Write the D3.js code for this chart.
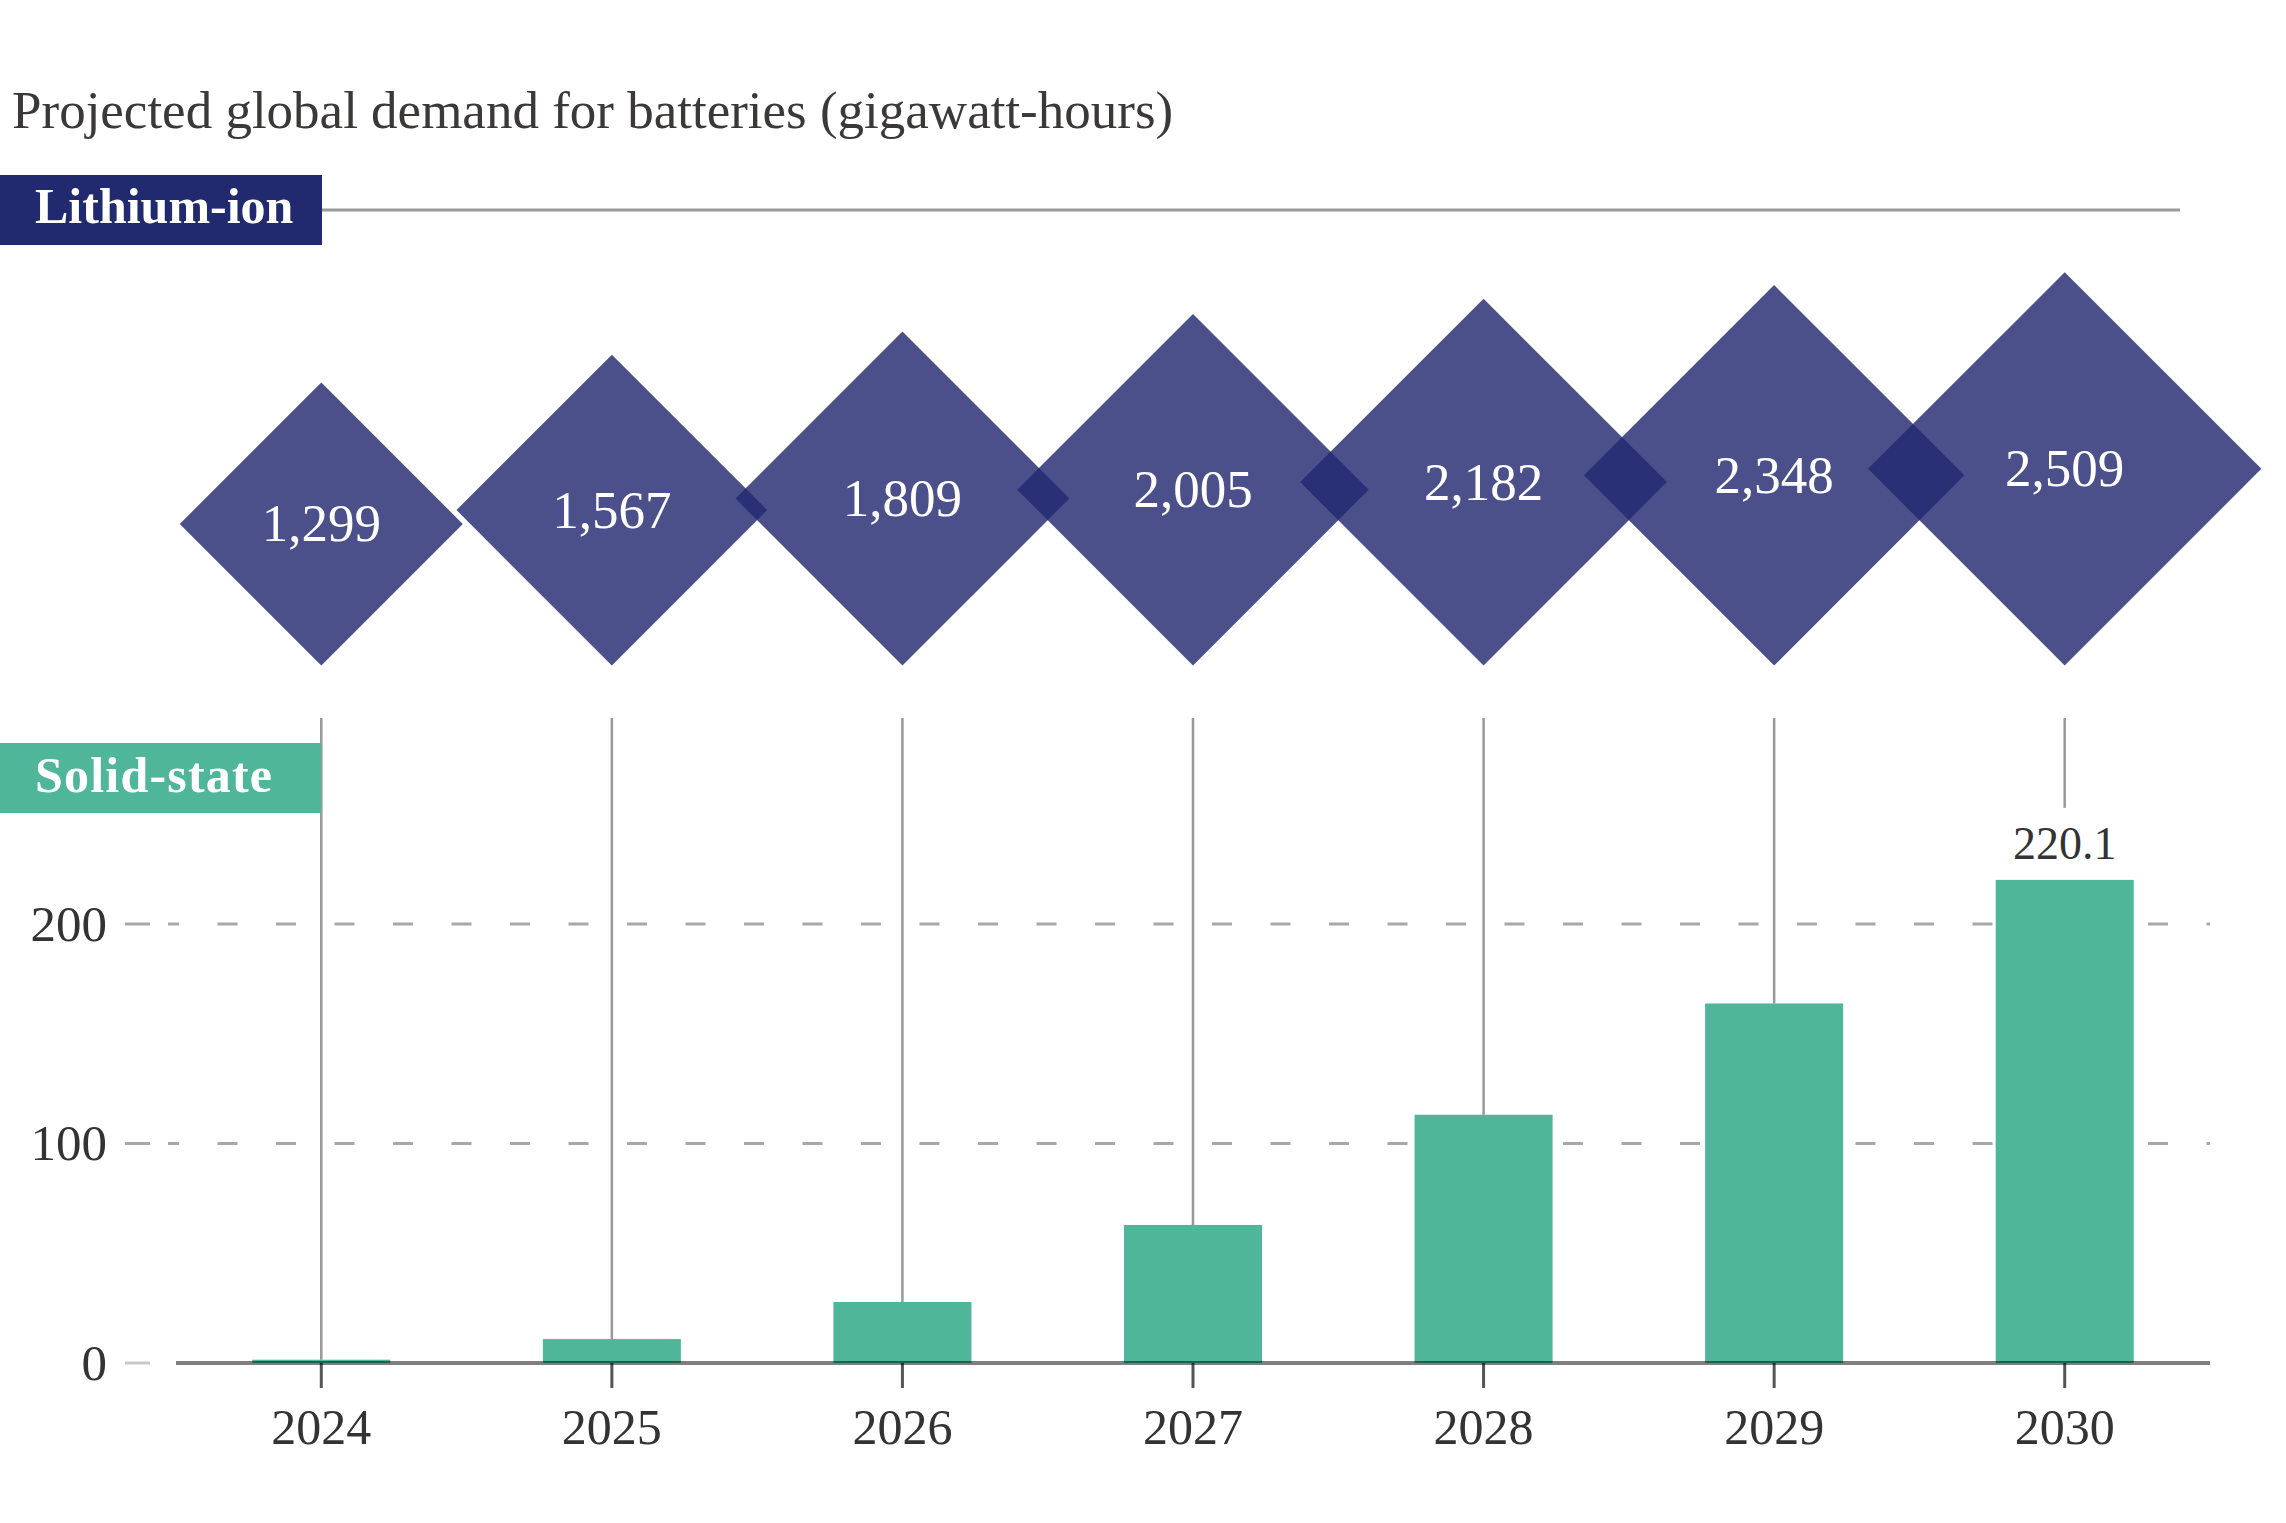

────────

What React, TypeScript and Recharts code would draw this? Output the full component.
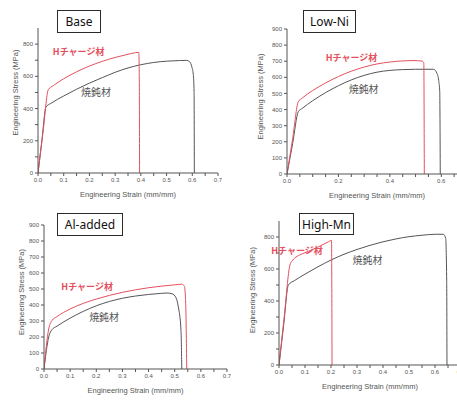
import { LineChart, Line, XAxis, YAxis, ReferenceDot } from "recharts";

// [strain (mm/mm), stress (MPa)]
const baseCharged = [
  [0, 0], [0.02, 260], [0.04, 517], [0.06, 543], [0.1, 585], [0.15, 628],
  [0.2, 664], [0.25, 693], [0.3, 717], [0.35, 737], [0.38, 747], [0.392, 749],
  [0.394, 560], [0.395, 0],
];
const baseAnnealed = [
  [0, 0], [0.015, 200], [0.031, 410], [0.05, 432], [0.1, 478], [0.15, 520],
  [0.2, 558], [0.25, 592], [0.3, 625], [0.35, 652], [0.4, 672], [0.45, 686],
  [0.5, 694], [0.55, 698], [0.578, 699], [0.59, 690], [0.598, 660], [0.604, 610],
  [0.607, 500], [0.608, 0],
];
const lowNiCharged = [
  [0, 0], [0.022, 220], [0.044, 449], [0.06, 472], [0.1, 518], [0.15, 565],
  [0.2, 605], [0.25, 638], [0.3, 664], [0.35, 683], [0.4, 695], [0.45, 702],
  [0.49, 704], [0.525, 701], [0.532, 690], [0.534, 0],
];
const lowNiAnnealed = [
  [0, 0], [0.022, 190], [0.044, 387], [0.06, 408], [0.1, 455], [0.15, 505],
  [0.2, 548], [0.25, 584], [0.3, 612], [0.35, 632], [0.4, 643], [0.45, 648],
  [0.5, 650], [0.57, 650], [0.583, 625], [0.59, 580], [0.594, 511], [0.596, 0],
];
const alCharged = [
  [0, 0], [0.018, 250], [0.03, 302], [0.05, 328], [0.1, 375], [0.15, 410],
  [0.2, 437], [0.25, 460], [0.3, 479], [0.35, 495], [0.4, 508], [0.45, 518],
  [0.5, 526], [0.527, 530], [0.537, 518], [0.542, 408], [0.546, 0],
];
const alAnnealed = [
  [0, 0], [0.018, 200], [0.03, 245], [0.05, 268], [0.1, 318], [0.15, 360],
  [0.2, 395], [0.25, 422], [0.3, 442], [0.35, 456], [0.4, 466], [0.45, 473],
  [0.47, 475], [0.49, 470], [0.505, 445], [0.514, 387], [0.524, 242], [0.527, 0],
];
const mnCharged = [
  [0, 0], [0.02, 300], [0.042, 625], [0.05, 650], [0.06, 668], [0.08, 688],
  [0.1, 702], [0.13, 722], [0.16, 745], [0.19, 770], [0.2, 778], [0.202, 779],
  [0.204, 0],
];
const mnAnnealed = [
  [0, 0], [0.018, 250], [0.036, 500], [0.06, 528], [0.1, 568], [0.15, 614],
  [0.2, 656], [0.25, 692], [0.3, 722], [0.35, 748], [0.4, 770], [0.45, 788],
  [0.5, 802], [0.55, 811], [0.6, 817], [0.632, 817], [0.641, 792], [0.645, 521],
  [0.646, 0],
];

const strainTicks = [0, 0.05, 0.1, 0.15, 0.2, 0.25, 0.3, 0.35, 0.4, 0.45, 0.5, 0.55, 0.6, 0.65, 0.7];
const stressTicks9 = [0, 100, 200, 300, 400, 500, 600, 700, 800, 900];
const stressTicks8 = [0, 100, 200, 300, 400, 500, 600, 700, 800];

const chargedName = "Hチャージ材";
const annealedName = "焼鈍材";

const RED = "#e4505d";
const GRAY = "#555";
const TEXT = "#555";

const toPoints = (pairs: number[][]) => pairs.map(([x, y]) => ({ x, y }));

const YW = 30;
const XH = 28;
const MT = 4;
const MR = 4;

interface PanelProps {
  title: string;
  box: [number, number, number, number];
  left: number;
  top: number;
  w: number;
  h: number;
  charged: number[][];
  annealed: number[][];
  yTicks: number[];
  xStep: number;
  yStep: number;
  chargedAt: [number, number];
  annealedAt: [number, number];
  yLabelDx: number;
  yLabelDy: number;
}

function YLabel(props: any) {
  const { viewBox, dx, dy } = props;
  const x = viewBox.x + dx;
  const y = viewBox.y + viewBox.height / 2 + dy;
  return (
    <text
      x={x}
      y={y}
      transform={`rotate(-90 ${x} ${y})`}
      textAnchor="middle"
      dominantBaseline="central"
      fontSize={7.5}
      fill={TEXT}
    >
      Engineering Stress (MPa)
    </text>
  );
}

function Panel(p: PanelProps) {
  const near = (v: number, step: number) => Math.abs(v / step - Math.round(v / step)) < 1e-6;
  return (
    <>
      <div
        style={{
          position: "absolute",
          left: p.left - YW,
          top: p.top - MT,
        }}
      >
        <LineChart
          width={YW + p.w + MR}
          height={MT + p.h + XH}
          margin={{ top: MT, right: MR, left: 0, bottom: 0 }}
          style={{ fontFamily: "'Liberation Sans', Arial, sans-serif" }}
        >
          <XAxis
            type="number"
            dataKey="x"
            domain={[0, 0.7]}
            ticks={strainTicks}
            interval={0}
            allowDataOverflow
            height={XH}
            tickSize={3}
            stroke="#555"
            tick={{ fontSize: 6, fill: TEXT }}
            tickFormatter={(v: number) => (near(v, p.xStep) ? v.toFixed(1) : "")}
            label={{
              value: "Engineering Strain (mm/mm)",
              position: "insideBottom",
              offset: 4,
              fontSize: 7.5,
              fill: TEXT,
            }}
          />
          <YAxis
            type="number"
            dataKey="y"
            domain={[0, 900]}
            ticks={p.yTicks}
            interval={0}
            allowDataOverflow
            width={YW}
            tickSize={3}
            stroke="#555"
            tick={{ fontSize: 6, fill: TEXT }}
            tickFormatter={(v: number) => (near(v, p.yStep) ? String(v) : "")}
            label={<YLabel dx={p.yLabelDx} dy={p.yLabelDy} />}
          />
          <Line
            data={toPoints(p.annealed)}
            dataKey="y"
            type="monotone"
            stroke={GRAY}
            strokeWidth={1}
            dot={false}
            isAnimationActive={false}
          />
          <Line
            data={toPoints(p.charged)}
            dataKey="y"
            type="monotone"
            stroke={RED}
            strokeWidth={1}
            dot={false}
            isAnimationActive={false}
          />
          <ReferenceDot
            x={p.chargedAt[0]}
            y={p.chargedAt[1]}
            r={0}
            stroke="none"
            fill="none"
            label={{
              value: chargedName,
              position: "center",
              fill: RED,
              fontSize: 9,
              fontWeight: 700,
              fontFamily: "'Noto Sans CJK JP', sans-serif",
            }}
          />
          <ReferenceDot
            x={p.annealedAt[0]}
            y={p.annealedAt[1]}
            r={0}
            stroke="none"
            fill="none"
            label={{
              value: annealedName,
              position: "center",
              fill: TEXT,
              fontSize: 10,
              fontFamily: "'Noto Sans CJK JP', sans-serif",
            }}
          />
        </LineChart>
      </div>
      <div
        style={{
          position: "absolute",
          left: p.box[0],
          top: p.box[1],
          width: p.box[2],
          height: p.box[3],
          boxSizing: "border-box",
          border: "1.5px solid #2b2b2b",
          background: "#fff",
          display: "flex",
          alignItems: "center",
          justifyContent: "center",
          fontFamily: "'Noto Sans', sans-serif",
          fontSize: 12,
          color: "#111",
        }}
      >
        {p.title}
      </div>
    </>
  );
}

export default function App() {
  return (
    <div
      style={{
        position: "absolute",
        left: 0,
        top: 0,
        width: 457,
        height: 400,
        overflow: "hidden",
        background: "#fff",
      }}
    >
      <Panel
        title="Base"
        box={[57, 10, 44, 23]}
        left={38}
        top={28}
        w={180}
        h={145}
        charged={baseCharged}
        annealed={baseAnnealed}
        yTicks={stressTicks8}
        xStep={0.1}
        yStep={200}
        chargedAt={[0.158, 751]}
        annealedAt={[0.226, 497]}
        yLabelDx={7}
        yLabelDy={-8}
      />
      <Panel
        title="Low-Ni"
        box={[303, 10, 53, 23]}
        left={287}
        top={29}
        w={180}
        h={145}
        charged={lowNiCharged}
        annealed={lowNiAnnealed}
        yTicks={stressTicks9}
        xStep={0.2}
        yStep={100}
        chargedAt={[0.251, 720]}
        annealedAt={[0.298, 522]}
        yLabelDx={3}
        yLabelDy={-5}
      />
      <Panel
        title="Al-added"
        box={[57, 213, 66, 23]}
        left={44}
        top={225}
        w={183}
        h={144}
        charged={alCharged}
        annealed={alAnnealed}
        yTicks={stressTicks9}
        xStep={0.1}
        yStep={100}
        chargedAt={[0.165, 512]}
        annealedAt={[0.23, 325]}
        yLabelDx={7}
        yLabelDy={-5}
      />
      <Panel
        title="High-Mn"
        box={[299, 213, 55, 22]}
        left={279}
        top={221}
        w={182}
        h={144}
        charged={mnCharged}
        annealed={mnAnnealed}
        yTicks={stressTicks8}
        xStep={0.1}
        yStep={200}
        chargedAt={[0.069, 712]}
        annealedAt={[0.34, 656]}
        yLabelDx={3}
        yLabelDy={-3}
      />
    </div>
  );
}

────────

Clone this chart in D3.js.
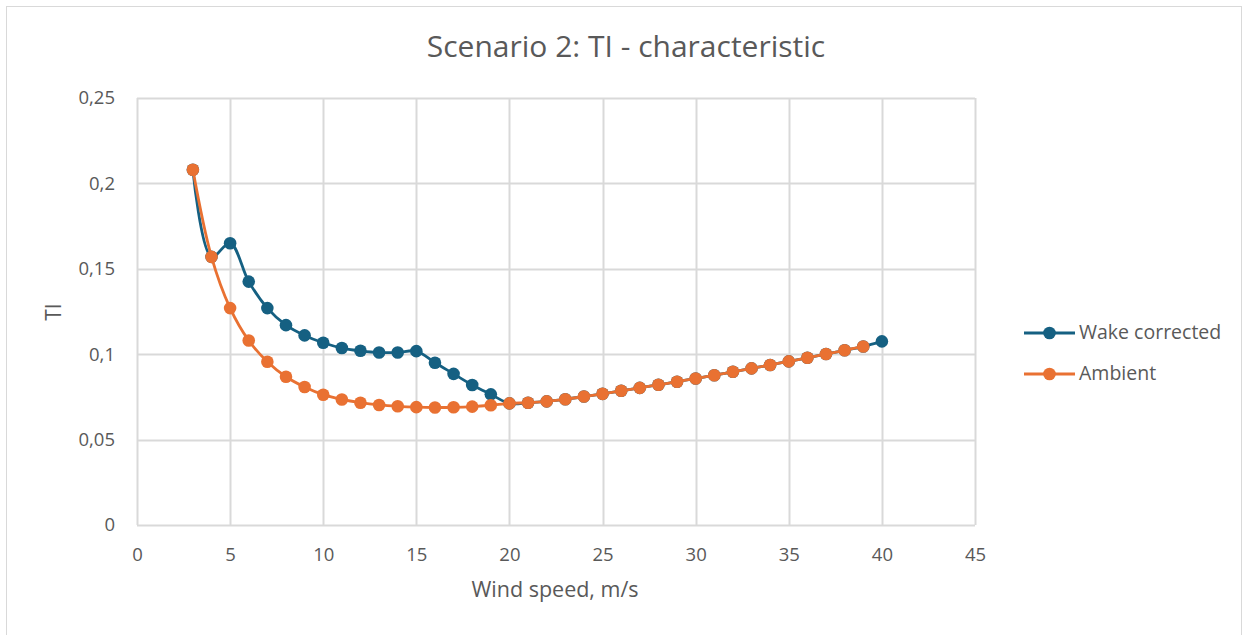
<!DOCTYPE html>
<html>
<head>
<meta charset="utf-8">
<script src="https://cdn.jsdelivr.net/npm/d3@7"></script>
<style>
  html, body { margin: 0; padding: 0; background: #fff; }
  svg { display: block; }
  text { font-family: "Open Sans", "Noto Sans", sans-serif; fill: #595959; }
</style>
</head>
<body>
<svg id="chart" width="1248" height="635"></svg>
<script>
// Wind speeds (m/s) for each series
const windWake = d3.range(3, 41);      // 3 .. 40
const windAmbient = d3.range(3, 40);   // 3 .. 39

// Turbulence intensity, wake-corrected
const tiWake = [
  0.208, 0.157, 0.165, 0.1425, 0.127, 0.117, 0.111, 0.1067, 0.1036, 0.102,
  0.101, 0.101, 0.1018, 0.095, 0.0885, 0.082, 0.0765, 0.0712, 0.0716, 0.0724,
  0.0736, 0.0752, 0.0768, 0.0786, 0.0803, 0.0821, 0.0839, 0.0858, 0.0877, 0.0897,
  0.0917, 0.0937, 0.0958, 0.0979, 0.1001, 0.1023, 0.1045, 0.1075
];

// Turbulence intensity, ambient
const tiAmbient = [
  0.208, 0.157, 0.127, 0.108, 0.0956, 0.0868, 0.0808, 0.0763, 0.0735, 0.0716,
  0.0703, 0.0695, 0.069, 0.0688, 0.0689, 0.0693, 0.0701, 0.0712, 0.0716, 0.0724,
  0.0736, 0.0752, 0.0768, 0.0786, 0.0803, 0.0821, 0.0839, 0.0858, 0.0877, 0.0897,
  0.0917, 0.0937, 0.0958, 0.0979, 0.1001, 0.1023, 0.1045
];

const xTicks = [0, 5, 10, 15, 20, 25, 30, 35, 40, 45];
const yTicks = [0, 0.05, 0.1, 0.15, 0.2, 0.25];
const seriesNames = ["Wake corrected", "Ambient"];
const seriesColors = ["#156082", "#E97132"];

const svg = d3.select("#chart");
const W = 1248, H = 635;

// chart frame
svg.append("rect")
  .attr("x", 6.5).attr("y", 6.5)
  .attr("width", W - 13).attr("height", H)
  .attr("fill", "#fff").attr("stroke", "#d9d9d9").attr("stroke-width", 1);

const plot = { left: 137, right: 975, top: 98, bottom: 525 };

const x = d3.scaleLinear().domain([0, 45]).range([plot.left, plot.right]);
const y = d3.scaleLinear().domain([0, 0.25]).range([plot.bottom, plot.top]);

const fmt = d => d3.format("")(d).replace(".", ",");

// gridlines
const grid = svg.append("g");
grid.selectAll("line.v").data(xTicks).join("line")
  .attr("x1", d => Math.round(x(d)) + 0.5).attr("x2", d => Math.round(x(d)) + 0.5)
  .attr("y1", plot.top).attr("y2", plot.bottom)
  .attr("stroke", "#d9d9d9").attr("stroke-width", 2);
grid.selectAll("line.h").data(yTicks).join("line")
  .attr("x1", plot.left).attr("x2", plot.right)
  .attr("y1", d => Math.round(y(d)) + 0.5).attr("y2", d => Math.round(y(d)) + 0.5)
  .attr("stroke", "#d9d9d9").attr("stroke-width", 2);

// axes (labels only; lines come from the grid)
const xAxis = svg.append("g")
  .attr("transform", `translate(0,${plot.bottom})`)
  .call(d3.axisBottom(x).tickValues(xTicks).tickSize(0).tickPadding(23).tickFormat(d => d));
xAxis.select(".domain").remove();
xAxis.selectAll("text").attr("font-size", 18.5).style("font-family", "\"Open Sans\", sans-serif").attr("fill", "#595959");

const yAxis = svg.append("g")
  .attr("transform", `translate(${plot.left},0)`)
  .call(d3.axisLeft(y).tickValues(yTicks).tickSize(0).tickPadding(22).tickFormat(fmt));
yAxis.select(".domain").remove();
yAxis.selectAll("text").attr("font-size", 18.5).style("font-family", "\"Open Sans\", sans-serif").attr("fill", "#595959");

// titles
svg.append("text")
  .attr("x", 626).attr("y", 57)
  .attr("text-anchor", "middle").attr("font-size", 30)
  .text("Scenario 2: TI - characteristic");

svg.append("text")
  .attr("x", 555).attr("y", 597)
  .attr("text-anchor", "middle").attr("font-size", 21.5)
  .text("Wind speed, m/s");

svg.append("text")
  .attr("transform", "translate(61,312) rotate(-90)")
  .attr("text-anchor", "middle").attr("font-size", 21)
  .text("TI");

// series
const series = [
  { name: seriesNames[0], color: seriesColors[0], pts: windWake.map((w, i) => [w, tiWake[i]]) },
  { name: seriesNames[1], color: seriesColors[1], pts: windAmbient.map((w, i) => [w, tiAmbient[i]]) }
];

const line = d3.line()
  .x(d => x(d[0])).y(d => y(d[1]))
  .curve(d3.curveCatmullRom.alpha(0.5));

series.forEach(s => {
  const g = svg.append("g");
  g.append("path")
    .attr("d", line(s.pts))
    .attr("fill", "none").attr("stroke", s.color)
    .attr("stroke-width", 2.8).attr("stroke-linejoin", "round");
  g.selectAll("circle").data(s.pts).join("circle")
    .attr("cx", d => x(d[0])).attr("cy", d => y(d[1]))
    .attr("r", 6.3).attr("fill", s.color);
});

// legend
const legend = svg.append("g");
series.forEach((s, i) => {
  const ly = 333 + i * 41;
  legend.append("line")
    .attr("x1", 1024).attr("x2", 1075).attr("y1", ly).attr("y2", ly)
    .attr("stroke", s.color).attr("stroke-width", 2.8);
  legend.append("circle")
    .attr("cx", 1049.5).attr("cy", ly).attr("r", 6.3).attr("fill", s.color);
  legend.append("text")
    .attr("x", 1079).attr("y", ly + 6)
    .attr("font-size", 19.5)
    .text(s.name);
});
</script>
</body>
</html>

────────

_Exercise aim_
Keep to the lines above from the line with "Clone this chart in D3.js." to the line with "const windAmbient = d3.range(3, 40);", and set down exactly those, inclusive, with nothing else and every picture left out.

_Output below_
Clone this chart in D3.js.
<!DOCTYPE html>
<html>
<head>
<meta charset="utf-8">
<script src="https://cdn.jsdelivr.net/npm/d3@7"></script>
<style>
  html, body { margin: 0; padding: 0; background: #fff; }
  svg { display: block; }
  text { font-family: "Open Sans", "Noto Sans", sans-serif; fill: #595959; }
</style>
</head>
<body>
<svg id="chart" width="1248" height="635"></svg>
<script>
// Wind speeds (m/s) for each series
const windWake = d3.range(3, 41);      // 3 .. 40
const windAmbient = d3.range(3, 40);   // 3 .. 39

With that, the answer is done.